*To do*
Determine how many lines in the data below contain "with" and write only that number.

[start of Supplied material]

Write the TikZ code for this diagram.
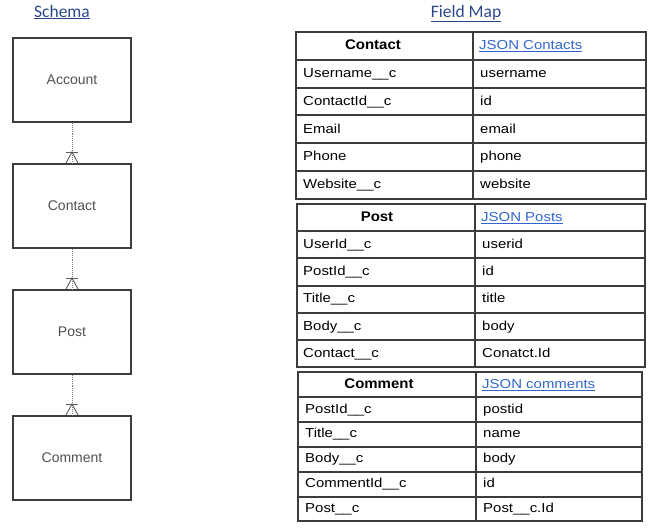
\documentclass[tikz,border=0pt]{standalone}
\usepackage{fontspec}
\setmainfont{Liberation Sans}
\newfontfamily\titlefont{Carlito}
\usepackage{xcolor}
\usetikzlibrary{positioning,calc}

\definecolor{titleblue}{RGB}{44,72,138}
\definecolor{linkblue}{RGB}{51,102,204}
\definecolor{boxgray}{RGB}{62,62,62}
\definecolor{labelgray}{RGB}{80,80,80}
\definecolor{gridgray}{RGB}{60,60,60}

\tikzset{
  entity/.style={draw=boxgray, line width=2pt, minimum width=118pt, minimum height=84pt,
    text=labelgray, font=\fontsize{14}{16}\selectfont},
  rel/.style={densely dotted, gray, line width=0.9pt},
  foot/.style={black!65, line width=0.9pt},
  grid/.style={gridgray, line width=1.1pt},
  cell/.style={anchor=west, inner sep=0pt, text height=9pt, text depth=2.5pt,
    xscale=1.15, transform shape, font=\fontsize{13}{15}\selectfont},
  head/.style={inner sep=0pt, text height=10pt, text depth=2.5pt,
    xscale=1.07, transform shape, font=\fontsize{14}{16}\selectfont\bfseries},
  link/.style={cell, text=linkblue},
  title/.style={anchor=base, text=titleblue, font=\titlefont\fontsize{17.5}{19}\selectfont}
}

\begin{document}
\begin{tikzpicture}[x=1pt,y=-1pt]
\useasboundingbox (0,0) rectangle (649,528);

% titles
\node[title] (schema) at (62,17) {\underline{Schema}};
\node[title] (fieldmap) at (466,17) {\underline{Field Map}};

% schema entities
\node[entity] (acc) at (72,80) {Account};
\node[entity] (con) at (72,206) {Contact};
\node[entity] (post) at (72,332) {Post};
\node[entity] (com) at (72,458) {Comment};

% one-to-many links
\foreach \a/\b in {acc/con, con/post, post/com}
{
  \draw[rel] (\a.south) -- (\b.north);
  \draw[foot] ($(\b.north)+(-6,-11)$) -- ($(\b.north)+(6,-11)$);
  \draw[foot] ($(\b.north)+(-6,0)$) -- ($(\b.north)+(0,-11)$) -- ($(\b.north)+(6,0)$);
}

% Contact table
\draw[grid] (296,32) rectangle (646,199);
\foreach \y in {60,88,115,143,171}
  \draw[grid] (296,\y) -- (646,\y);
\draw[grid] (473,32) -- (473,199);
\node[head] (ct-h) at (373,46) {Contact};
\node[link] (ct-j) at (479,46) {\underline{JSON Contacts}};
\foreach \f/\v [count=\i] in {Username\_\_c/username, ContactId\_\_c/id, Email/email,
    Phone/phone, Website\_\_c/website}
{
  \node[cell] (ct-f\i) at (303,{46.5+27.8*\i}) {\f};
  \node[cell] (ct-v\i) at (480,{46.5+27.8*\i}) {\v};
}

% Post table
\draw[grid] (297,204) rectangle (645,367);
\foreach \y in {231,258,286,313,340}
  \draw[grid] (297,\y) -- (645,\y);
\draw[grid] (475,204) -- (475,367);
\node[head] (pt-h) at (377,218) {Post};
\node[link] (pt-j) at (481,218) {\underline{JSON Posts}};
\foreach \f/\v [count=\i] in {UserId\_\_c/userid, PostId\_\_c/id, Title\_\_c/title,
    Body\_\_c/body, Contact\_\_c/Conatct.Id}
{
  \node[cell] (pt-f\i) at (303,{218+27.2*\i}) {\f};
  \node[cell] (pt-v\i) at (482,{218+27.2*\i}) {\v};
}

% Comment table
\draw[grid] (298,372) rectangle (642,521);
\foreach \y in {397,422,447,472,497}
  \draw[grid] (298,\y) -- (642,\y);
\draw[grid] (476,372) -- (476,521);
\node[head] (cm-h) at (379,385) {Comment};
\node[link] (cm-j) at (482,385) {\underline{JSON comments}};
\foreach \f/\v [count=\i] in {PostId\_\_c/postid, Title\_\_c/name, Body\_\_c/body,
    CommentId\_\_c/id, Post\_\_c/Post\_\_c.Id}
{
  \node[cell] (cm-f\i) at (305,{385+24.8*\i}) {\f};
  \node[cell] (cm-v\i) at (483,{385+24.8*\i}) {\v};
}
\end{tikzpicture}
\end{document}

[end of Supplied material]
[start of Supplied material]

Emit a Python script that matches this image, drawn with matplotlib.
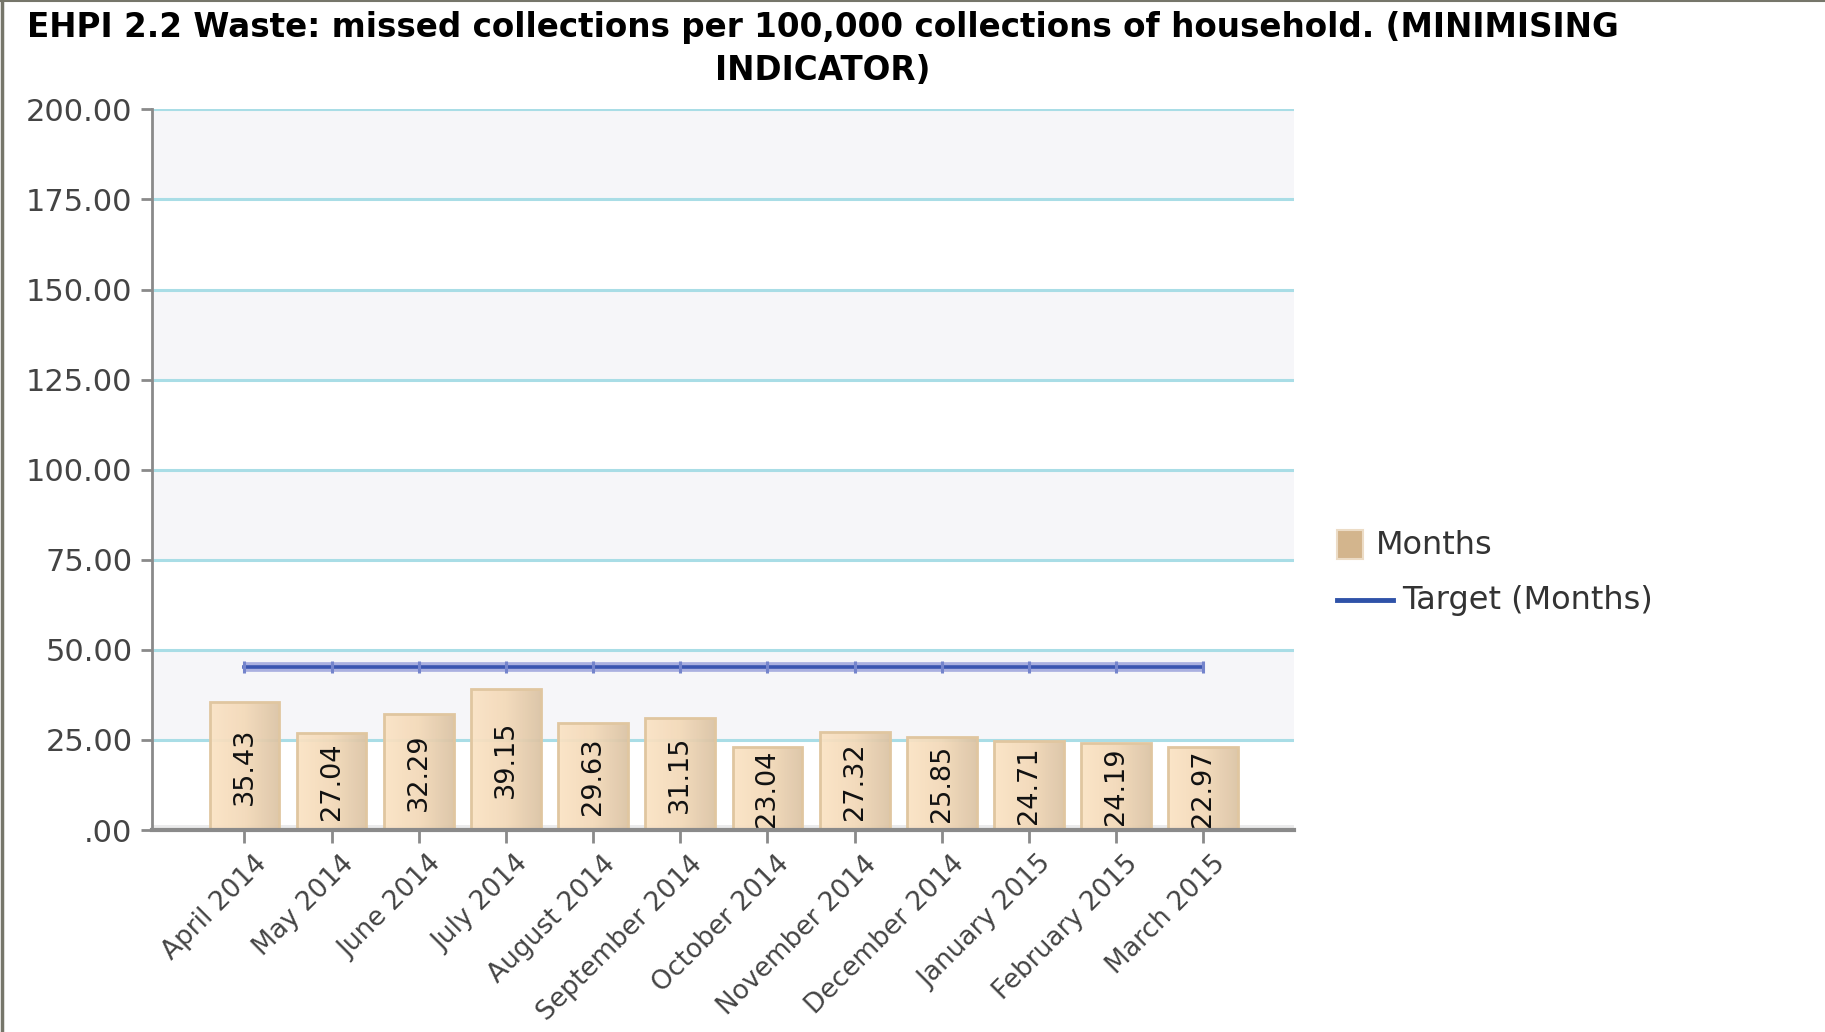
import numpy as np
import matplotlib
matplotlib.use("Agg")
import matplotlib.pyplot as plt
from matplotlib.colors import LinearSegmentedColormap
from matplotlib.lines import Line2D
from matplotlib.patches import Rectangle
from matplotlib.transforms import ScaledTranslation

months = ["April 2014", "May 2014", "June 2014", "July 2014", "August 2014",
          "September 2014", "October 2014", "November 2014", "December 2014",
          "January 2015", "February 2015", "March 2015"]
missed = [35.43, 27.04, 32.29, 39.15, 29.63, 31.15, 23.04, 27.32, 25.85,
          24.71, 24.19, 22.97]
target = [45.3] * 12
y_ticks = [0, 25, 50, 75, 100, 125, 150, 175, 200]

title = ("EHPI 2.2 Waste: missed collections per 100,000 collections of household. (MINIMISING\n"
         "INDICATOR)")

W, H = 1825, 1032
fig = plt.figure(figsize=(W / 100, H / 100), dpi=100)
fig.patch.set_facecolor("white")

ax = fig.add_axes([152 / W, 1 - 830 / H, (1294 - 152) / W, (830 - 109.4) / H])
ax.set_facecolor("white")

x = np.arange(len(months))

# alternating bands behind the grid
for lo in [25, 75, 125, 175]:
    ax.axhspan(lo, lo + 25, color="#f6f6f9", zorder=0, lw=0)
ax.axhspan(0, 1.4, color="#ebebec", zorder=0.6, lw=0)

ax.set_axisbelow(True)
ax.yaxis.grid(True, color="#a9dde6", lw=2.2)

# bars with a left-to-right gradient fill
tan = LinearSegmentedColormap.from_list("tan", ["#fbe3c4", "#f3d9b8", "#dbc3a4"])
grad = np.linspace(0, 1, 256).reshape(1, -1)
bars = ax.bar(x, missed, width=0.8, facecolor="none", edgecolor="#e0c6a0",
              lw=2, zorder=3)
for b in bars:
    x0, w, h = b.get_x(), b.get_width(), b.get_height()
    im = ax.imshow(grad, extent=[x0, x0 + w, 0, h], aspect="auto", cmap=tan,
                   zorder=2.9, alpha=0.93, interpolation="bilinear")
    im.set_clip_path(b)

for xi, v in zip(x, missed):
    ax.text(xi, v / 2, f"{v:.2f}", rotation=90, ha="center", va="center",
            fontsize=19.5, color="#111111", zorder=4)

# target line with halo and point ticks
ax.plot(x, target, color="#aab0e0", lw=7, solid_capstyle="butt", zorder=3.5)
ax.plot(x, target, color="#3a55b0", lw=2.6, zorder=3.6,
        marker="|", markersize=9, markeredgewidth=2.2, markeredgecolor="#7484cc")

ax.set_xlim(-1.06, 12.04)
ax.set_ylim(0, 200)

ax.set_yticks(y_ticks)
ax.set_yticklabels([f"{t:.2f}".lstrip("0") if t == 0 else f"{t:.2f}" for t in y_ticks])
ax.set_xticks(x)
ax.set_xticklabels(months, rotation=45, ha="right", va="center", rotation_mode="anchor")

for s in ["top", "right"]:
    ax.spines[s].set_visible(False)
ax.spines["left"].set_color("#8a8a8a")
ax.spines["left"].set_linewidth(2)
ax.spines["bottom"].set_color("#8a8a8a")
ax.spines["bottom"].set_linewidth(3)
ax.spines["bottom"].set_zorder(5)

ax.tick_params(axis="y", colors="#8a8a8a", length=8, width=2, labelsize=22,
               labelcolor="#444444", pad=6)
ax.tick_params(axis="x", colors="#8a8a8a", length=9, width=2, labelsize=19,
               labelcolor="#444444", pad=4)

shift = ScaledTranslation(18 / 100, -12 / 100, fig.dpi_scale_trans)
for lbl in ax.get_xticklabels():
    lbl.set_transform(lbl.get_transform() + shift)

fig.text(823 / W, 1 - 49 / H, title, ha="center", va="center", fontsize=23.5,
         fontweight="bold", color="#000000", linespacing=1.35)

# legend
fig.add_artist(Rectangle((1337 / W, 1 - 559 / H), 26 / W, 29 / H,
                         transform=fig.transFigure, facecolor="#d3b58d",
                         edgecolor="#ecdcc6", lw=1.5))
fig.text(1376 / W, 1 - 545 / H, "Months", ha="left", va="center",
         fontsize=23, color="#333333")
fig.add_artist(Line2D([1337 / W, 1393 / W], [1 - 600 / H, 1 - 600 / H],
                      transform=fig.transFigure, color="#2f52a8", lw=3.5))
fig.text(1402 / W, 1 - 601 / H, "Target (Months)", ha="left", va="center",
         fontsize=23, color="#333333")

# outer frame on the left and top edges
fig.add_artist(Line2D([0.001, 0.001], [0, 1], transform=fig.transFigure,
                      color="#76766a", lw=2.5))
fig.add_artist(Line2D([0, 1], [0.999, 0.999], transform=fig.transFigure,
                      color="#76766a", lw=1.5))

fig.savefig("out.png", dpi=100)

[end of Supplied material]

*Response to the task*
3